It’s generally accepted that 3% isn’t a very ambitious 401(k) plan deferral rate, and won’t get many employees where they need to be financially as they approach retirement unless they enjoy miraculously high average investment returns. Most employees will need a figure closer to 10%, or even more, depending on how old they are when they begin to get serious about retirement saving.
Yet 3% has traditionally been the most common default deferral rate used by plans that auto-enroll participants. That’s changing, however.
Many plan sponsors have feared that, if they get too ambitious with the auto-deferral rate, employees will balk, and simply opt out of the plan, leaving them worse off than they otherwise would have been. Anecdotal evidence, supplemented by survey data, suggests that this fear is overblown.
For example, according to the money-manager newspaper Pensions & Investments, an auto dealership in the Midwest that raised its auto-enroll default deferral to 6% from 3% at the beginning of 2016 reported that its employees didn’t revolt. The company’s maximum deferral rate eligible for a 50% match is 6%, a fact that might have kept some employees from objecting.
Large 401(k) recordkeepers regularly crunch the numbers on deferral rates and other data from all the accounts they service and publish them. They also look at the impact of raising the default deferral rates for auto-enrolled participants. Although their data don’t always match, they tend to be similar, particularly with respect to trends.

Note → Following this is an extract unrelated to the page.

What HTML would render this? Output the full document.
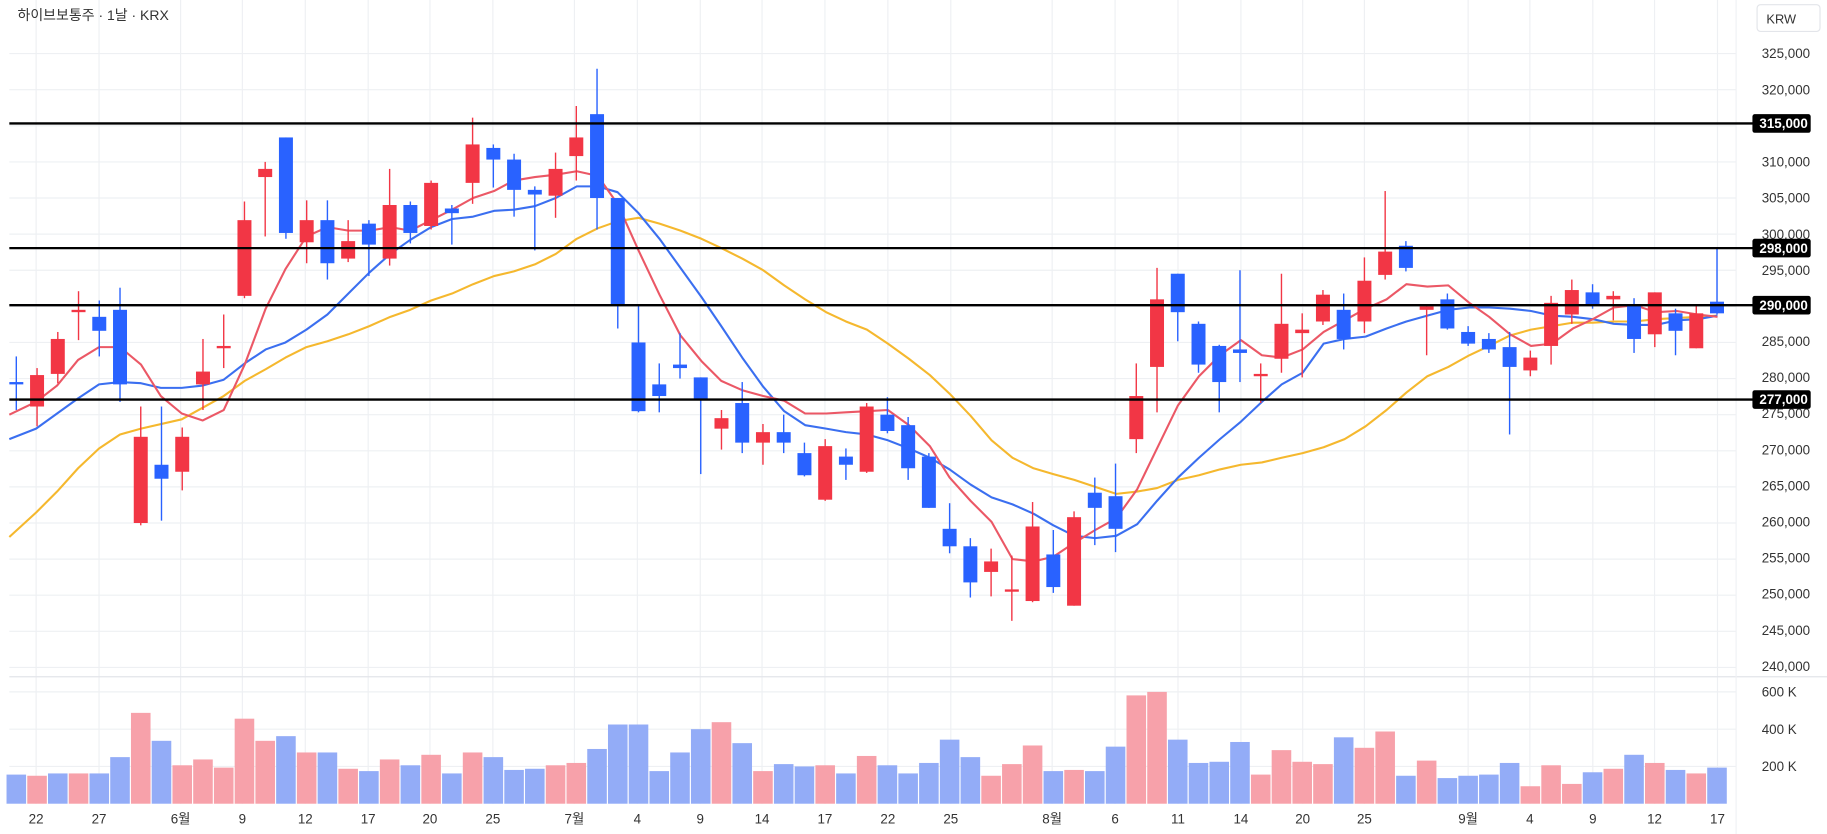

For example, Wells Fargo’s Institutional Retirement and Trust unit determined that there’s no difference in auto-enrolled participant opt-out rates whether the deferral rate is 3% or 6%. (The opt-out rate for both was about 11%.)
Meanwhile, T. Rowe Price reports that in 2011 only 17% of the plans it administered with auto-enrollment had default deferral rates of 6% and above. By 2016, it had risen to 33%. That’s just a hair under the 34% prevalence of the once dominant 3% default deferral rate (used by half of the firm’s clients in 2011). In other words, if those trends have kept up, this year the most popular deferral rate among its clients will be 6%.
At Vanguard, the trends are the same, although in 2016 the percentage of plan sponsors using at least a 6% auto-enroll default deferral rate was only 20%, with 45% still using the traditional 3% rate. Fidelity has reported similar current rates: 18% use 6% deferral rates, and 48% use 3%.
Companies that are fully comfortable with auto-enrollment don’t limit the practice to new employees. Some extend auto-enrollment to eligible employees who aren’t participating (such as if they were hired before auto-enrollment began or employees opted out after being auto-enrolled in the previous enrollment cycle). Others include auto-increases to deferral rates for active participants whose deferral rate is lower than the default rate.
Research also shows that employers that auto-enroll participants have better luck getting them to accept auto-increases in their deferral rates. Among T. Rowe Price clients, for example, two-thirds of participants in plans with an auto-enroll go along with auto-increases in deferral rates. But when auto-increase formulas are used for participants who weren’t auto-enrolled, only 12% stick with that program.
And remember: Auto-enrollment often helps plans pass average deferral percentage (ADP) testing because the average deferral rate for nonhighly compensated employees will increase. Is a higher auto-enrollment deferral rate right for your plan and its participants? Discuss it with your benefits specialist and don’t forget to sweeten the pot with matching contributions.